Small tree usually to <5 m, exceptionally to 10 m. Crown spreading, irregular. Bark scaly on largest stems, greenish on young wood. Branchlets spreading to assurgent, with leaves clustered on shaded shoots, more evenly spaced on young shoots. Terminal buds ovoid, abruptly narrowing at the apex to a slender point, or somewhat truncate, 2–4 × 3–4 mm, with free triangular scales. Leaves on juvenile plants linear-lanceolate, straight, to 9 × 1–1.3 cm, apex acute to rounded. Leaves on adult plants oblong to linear, (2–)3–5(–7) × 0.5–0.8(–1) cm, spreading or assurgent, very densely set, base short-petiolate and twisted, apex obtuse to rounded, margins somewhat revolute, midrib acutely raised on upper surface, obtsusely raised below forming a ridge c. 1 mm wide; undersides with irregular narrow bands on stomata. Pollen cones solitary, sessile, short-cylindrical, 8–30(–35) × 6–8 mm at maturity. Seed cones borne near the end of foliage branchlets, pedunculate; receptacle 10–14 mm, subtended by 2 bracts 1–1.5 mm long, reddish-purple ripening dark pruinose-purple. Seeds ovoid, covered in a greenish or pruinose epimatium, dark blue at maturity, 8–10 × 6–7 mm. (Farjon 2017; Fu, Li & Mill 1999).

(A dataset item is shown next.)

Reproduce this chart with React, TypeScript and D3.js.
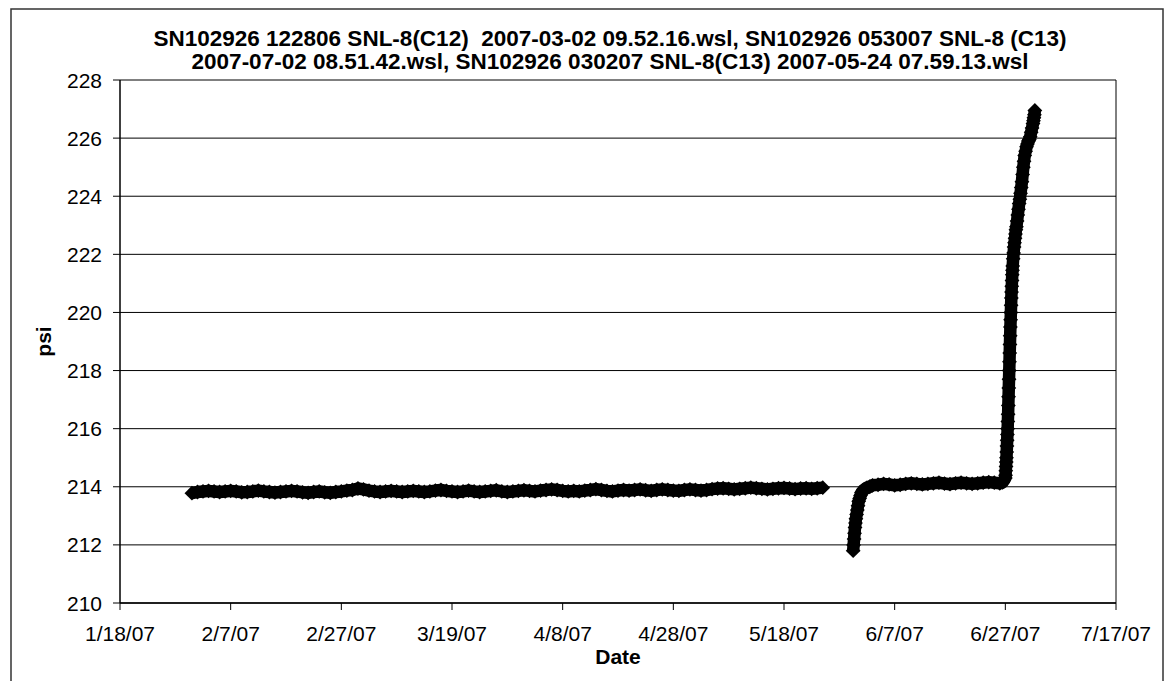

Distribution Philippines Bucas Islands to the Batan Islands, possibly NE Luzon Taiwan Lanyu Island (off SE coast)
Habitat Lowland forests and coastal scrub, often on karst limestone including sea stacks; 0–300 m asl.
USDA Hardiness Zone 8b-9a
RHS Hardiness Rating H3
Conservation status Endangered (EN)
From its natural distribution it might seem improbable that Podocarpus costalis could grow even on the most forgiving fringes of our study area of the northern temperate zone, but grow it does, to c. 1 m at Tregrehan (Cornwall, UK) after 15 years (pers. obs. 2022). These plants are traceable to one of several sporadic distributions of Index Seminum seed by the Taiwan Forestry Research Institute, distributions which have seen the species become established in collections in the more conducive climate of Australia. Plants were raised from the most recent Taiwan distribution in 2008, under IS item number 50, by several collections in our area, including Logan Botanic Garden in SW Scotland, but young plants in propagation there could not be located during a research visit in late 2022 (pers. obs). It is represented at the Montgomery Botanical Center in Florida by plants of uncertain provenance (Royal Botanic Garden Edinburgh 2023).
This is a rare plant in the wild, limited to only a few localities and very specific habitat. Its decline is largely due to the removal of plants from the wild for gardens, mainly in the Philippines and in Taiwan, where it is valued as an ornamental (Carter & Farjon 2019).
According to Farjon (2017) several authors have assigned plants from Taiwan to this species, but it does not occur there. Plants from Taiwan labelled P. polystachyus probably belong to P. costalis (Fu, Li & Mill 1999). This is probably the case for any plants grown in our area under P. polystachyus, except perhaps a few under glass in major collections.